Instructions to follow
Each line containing the word "diagram" should be found and copied.

Supplied data
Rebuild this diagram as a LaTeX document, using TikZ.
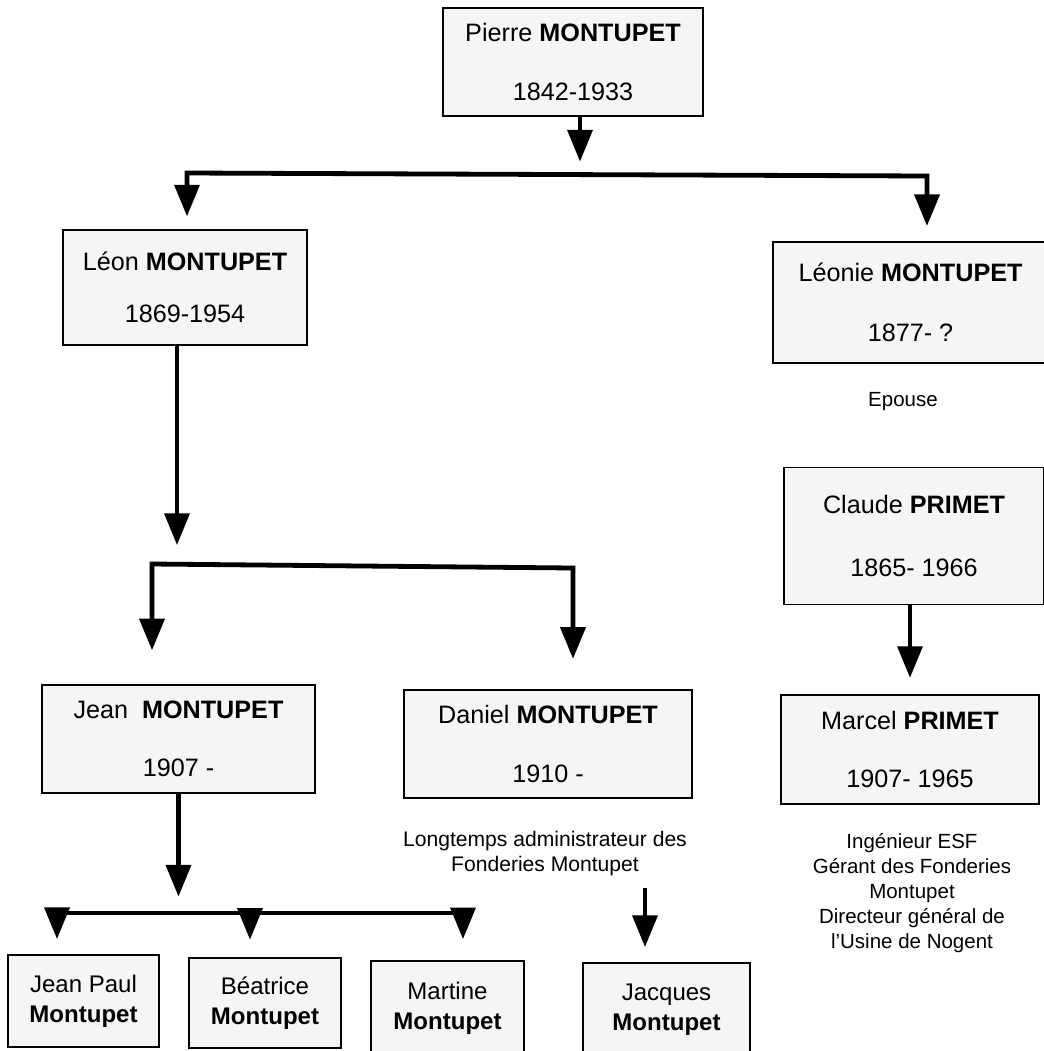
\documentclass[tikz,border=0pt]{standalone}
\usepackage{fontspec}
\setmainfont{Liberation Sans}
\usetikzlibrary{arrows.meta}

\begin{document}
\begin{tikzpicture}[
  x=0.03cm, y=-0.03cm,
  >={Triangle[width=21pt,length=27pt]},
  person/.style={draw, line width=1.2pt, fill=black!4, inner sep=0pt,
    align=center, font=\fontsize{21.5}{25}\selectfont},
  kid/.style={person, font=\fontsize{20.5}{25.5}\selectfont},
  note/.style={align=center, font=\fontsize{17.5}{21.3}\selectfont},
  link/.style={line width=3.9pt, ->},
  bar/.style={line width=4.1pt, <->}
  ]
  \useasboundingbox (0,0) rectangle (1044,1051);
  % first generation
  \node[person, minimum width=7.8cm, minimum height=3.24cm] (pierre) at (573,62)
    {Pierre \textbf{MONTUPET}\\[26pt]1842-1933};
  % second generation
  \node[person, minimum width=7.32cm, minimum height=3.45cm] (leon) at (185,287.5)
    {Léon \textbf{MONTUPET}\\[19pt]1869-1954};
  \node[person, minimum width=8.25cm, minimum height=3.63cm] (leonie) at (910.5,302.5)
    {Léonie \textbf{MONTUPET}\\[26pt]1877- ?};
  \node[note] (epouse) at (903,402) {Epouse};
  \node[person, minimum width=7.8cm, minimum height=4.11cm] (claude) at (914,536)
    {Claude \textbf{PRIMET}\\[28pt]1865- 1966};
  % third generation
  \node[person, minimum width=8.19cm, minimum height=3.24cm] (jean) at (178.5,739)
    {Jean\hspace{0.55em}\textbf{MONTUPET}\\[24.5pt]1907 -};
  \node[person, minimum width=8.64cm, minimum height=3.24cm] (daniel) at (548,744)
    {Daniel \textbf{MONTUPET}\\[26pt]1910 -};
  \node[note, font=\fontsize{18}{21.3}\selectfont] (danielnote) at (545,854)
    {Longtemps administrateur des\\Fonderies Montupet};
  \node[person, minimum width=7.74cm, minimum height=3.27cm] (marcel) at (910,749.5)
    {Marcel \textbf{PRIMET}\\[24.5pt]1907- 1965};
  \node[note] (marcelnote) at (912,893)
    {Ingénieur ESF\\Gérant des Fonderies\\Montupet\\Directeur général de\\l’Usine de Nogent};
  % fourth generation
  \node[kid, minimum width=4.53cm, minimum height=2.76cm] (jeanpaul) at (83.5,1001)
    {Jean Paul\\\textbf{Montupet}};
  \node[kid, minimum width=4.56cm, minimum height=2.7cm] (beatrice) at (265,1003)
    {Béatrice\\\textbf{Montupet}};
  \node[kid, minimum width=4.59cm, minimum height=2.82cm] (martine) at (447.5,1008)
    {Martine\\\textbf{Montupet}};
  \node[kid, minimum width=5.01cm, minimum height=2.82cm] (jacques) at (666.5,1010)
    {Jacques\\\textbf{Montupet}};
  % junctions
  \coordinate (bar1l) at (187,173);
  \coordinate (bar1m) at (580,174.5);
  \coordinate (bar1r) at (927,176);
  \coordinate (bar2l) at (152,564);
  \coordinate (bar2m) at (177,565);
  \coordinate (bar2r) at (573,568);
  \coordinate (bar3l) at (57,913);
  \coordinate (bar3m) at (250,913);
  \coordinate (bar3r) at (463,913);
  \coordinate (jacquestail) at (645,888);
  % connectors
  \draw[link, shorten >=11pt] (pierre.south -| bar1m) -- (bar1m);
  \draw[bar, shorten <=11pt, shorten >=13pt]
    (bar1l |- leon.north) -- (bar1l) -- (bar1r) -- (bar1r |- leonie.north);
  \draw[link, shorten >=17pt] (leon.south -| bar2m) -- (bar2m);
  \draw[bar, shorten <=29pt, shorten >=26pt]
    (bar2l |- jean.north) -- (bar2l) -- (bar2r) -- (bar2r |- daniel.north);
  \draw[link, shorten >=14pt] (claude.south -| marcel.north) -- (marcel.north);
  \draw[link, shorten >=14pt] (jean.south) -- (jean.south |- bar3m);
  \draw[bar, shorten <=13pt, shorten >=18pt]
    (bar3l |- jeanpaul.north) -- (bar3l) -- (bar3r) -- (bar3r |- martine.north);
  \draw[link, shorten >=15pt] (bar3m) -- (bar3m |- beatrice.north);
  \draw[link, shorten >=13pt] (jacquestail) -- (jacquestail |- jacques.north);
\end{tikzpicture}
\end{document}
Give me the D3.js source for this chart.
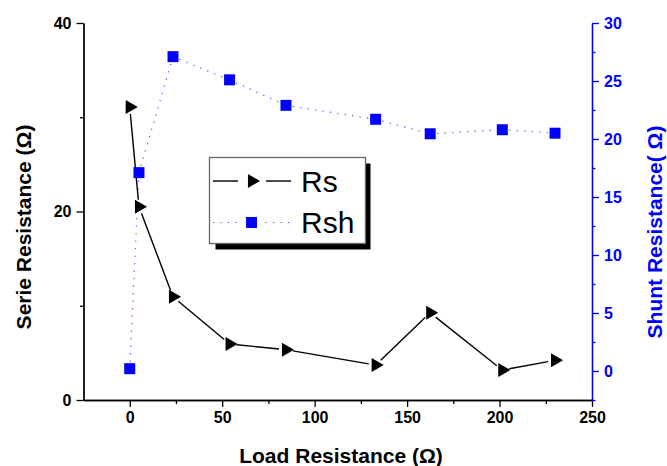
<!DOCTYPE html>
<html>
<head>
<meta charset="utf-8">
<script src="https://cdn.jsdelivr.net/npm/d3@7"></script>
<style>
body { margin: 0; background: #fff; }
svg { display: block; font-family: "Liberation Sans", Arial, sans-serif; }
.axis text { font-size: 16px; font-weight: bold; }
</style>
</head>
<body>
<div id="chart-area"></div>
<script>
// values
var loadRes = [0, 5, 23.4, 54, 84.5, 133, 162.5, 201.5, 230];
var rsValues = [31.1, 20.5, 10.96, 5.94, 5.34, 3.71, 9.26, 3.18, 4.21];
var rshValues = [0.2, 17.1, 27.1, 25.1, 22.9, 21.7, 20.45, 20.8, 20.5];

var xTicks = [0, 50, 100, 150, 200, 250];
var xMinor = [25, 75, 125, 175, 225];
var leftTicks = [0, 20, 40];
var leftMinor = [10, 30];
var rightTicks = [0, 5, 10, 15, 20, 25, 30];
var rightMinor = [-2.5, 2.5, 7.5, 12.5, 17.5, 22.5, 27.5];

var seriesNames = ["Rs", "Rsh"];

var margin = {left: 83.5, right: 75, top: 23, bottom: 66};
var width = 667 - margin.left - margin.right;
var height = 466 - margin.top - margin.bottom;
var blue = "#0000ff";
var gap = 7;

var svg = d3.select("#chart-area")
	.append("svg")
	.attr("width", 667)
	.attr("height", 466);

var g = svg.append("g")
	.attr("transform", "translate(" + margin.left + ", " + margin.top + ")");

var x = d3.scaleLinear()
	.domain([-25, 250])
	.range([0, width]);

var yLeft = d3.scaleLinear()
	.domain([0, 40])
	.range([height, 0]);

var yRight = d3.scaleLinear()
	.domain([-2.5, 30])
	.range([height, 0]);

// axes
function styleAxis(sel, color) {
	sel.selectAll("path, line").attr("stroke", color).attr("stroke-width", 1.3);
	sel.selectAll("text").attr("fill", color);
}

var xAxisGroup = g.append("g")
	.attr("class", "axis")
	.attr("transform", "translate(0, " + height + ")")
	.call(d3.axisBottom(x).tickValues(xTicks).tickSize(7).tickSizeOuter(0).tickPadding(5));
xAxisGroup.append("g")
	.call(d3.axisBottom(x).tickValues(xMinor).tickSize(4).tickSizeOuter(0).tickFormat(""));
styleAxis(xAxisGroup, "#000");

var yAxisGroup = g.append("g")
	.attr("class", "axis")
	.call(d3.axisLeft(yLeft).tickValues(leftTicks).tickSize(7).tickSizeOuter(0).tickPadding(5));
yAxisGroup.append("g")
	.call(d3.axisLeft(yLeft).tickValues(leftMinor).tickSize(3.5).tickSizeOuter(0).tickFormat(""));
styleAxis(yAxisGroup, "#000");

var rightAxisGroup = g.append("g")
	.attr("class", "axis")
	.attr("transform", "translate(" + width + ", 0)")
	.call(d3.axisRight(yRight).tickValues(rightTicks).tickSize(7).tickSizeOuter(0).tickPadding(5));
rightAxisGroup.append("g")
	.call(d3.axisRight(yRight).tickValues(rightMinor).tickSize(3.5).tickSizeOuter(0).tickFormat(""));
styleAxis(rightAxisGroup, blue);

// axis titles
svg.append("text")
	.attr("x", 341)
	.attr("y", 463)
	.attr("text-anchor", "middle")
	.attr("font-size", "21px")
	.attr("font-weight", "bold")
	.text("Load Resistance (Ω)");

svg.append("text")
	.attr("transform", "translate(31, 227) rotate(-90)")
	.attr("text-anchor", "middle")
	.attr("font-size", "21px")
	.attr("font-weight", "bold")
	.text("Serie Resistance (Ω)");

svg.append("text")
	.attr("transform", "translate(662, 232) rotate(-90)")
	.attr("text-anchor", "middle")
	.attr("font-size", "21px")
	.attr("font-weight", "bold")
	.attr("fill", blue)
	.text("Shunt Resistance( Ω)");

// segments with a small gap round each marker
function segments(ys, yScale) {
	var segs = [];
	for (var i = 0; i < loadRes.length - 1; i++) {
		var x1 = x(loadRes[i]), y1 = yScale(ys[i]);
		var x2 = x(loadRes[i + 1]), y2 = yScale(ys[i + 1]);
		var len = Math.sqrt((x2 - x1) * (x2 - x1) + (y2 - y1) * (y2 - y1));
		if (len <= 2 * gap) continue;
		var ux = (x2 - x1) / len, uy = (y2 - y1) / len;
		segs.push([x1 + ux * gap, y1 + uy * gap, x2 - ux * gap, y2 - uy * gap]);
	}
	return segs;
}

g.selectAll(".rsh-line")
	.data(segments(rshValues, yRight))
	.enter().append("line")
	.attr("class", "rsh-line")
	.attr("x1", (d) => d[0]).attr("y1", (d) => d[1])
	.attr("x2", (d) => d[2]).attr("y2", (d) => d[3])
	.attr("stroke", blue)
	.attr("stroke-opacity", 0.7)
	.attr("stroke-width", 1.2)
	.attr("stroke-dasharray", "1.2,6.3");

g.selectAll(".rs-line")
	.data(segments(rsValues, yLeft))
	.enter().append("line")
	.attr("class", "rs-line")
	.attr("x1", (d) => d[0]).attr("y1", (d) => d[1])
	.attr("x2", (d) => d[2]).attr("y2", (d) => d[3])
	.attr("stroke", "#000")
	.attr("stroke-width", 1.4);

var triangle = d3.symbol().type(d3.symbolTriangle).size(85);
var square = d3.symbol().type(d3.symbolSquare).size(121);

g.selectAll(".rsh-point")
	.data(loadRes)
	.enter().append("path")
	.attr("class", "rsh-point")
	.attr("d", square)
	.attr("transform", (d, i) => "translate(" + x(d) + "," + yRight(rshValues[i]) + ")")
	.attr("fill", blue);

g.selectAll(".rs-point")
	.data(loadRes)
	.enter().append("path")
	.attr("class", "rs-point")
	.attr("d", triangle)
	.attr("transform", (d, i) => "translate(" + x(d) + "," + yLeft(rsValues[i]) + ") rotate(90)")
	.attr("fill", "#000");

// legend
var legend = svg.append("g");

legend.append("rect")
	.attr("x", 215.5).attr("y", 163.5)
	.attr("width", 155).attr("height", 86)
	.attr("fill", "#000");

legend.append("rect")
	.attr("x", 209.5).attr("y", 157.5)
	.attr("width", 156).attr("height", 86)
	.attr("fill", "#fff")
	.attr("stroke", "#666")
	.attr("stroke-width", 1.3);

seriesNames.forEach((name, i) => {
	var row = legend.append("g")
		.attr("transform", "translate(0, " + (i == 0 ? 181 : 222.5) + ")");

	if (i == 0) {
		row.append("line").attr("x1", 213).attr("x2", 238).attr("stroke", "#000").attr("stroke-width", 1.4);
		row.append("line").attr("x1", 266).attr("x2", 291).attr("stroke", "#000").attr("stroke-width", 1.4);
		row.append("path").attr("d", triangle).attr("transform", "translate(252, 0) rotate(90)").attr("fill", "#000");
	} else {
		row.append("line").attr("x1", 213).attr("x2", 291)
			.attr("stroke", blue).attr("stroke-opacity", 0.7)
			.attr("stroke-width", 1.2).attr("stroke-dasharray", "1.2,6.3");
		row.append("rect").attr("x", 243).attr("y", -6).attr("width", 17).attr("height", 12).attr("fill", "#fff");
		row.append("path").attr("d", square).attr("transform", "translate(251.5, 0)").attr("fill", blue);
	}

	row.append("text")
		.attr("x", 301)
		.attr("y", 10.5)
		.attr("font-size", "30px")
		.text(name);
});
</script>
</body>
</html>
--
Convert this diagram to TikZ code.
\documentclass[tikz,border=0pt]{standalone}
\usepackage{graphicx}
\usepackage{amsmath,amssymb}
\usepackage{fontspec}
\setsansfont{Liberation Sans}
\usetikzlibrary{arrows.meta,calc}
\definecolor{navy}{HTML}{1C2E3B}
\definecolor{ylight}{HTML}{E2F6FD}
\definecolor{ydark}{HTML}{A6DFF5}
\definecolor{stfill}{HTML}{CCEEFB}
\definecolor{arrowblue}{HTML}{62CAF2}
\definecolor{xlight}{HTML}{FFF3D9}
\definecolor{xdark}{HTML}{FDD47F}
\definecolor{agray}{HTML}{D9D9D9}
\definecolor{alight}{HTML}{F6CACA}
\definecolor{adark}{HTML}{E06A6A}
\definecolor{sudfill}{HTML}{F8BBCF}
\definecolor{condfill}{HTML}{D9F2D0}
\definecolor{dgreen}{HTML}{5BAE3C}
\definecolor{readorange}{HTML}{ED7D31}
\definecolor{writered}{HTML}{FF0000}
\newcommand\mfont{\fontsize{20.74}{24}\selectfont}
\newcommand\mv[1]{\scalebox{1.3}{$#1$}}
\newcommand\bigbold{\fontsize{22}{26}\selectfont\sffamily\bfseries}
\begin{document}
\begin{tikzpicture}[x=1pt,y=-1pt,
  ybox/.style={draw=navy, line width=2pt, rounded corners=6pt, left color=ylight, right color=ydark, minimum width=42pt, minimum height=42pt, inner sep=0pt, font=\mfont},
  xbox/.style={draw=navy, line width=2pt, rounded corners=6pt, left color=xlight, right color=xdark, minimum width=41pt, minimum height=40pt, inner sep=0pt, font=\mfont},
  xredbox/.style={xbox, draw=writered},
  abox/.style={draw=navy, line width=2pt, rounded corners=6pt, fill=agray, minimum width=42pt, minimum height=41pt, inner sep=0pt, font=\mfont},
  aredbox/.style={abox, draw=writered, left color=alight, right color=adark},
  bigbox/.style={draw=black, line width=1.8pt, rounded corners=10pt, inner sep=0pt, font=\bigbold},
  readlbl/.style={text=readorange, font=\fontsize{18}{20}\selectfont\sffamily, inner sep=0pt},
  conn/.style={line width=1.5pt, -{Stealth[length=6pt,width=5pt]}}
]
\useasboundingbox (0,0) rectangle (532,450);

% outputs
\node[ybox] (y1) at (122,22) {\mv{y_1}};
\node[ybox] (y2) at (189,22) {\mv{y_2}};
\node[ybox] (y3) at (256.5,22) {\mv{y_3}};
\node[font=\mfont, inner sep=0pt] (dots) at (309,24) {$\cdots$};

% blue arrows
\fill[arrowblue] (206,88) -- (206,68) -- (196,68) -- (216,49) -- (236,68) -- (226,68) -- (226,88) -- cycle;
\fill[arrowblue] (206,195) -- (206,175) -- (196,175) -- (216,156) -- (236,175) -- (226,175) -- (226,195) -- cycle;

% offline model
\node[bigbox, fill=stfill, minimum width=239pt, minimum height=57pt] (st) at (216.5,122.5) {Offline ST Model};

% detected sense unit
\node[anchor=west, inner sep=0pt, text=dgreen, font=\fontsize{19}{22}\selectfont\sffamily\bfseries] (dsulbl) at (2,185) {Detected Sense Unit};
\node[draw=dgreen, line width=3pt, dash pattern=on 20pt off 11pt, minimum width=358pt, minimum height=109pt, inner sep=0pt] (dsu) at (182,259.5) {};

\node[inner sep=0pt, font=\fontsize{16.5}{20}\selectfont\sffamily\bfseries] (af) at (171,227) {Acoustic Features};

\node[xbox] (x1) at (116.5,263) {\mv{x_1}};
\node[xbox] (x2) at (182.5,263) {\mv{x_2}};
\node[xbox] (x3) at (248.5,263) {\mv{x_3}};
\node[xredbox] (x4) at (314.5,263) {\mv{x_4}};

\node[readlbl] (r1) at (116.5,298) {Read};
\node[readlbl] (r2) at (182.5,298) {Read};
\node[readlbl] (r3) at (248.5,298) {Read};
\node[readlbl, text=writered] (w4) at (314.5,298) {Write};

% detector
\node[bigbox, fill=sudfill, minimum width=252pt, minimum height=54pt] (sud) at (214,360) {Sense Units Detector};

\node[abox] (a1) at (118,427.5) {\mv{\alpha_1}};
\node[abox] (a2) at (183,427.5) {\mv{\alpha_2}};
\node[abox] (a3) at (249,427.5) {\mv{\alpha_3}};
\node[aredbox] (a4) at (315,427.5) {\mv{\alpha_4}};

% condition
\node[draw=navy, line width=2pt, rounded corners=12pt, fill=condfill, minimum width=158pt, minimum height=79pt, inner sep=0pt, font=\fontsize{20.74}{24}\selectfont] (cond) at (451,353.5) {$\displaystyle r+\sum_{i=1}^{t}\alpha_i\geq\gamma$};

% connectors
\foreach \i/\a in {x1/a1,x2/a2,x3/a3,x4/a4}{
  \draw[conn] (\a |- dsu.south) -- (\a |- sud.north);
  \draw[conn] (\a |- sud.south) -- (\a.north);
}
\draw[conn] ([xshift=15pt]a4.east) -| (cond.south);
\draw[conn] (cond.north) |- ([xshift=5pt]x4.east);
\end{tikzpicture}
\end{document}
==
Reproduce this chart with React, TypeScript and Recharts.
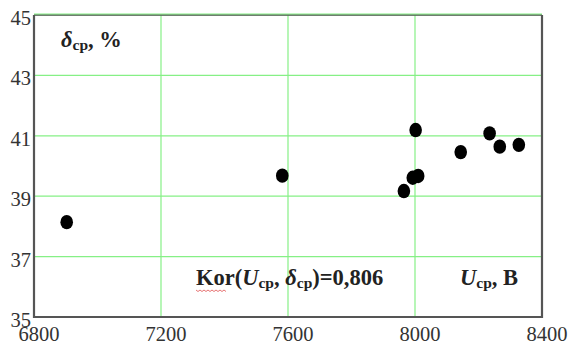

Written solution
Rebuild this diagram as a LaTeX document, using TikZ.
Convert this diagram to TikZ code.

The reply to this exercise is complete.